WHAT YOU NEED TO DO. Reproduce exactly, with no pictures, each line from the opening of the material down through the line containing "XAxis, YAxis, LabelList".

DATASET EXCERPT.
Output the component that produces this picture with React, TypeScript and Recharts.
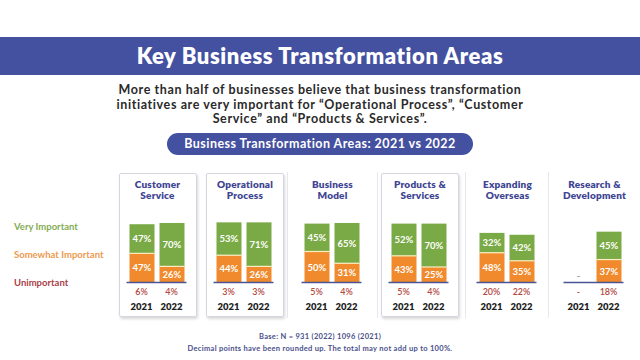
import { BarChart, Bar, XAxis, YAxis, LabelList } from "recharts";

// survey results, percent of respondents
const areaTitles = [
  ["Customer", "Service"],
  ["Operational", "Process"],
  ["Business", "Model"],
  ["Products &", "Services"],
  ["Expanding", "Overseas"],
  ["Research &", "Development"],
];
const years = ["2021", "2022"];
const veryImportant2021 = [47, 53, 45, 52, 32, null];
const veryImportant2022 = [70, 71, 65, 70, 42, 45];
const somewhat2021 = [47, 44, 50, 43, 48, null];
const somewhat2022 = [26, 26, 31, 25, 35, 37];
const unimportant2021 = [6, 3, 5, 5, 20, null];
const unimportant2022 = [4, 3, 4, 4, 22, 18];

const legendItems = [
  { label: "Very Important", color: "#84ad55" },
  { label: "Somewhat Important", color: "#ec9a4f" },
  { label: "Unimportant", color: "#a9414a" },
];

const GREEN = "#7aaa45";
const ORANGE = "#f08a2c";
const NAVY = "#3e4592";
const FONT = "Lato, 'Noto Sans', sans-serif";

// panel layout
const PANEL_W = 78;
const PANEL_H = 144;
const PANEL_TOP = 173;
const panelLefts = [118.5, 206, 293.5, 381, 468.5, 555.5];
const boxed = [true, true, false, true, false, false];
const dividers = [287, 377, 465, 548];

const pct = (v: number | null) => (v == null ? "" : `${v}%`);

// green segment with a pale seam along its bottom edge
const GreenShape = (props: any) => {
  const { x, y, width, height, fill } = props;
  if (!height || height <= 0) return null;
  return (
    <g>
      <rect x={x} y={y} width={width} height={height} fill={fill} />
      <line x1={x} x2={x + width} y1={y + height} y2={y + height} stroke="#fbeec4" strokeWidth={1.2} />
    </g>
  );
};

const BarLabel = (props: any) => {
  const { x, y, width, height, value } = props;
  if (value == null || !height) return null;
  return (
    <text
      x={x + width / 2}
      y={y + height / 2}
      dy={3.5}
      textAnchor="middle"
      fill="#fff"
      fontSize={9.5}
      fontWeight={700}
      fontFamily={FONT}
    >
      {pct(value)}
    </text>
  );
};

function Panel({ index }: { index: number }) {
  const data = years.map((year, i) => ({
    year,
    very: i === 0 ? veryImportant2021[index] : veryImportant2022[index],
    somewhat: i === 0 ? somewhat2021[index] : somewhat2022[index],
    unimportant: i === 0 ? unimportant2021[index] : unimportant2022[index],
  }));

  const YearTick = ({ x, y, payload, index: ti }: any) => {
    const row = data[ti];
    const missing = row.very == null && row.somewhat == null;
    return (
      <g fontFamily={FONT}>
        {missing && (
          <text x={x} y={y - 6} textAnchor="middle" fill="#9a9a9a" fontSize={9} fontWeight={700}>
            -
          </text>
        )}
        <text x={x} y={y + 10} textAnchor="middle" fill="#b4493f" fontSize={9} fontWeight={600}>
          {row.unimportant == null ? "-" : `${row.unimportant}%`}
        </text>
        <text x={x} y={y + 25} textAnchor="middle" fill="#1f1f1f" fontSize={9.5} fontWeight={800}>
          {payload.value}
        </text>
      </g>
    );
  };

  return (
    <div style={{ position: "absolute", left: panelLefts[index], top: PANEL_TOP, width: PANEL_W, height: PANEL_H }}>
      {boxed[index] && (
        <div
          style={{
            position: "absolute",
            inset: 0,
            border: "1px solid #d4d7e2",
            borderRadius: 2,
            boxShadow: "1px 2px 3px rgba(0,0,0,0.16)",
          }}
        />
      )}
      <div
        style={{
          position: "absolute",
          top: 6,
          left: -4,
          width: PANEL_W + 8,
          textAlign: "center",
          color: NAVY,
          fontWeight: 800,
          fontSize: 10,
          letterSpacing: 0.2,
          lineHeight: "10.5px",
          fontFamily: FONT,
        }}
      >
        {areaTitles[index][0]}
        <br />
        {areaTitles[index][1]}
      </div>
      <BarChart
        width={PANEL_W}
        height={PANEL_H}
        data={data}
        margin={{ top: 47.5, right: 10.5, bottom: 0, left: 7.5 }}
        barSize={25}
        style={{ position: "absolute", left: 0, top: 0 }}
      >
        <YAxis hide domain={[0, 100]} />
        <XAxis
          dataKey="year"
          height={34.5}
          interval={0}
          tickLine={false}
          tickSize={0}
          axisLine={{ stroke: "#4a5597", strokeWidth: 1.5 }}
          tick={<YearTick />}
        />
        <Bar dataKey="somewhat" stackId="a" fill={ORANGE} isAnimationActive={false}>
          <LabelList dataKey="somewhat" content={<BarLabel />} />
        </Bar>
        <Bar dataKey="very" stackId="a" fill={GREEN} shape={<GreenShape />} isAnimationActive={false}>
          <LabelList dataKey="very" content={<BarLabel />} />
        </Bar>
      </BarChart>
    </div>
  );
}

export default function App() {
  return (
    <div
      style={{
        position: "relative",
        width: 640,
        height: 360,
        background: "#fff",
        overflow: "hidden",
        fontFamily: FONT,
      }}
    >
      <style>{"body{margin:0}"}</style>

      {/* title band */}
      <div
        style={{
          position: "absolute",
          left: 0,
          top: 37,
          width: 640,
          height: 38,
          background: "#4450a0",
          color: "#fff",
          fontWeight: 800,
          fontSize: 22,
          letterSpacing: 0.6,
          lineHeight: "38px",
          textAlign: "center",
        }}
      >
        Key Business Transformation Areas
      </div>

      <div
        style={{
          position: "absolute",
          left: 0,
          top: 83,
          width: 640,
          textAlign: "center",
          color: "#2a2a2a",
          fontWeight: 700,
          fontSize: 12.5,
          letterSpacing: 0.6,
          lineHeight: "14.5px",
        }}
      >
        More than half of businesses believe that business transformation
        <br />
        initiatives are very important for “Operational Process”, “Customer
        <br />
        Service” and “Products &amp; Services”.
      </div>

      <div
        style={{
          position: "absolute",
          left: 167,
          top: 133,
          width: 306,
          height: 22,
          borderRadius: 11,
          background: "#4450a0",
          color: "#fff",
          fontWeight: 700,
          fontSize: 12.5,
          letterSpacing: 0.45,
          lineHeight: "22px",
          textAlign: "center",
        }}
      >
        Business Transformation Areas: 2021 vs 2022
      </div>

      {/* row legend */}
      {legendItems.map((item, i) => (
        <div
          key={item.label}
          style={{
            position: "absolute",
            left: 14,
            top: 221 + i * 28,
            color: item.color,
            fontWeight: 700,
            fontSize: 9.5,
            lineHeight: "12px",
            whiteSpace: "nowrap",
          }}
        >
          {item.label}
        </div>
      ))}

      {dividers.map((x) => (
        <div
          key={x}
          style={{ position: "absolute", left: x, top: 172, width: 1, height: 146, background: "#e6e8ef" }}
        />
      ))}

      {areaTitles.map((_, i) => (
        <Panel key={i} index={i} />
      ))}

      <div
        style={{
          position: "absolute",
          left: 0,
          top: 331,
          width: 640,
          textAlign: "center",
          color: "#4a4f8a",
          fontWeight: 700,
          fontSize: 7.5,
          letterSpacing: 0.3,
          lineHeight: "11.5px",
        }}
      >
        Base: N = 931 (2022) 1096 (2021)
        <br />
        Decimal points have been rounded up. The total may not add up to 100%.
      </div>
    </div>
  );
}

WRITTEN SOLUTION.
Output the component that produces this picture with React, TypeScript and Recharts.
import { BarChart, Bar, XAxis, YAxis, LabelList } from "recharts";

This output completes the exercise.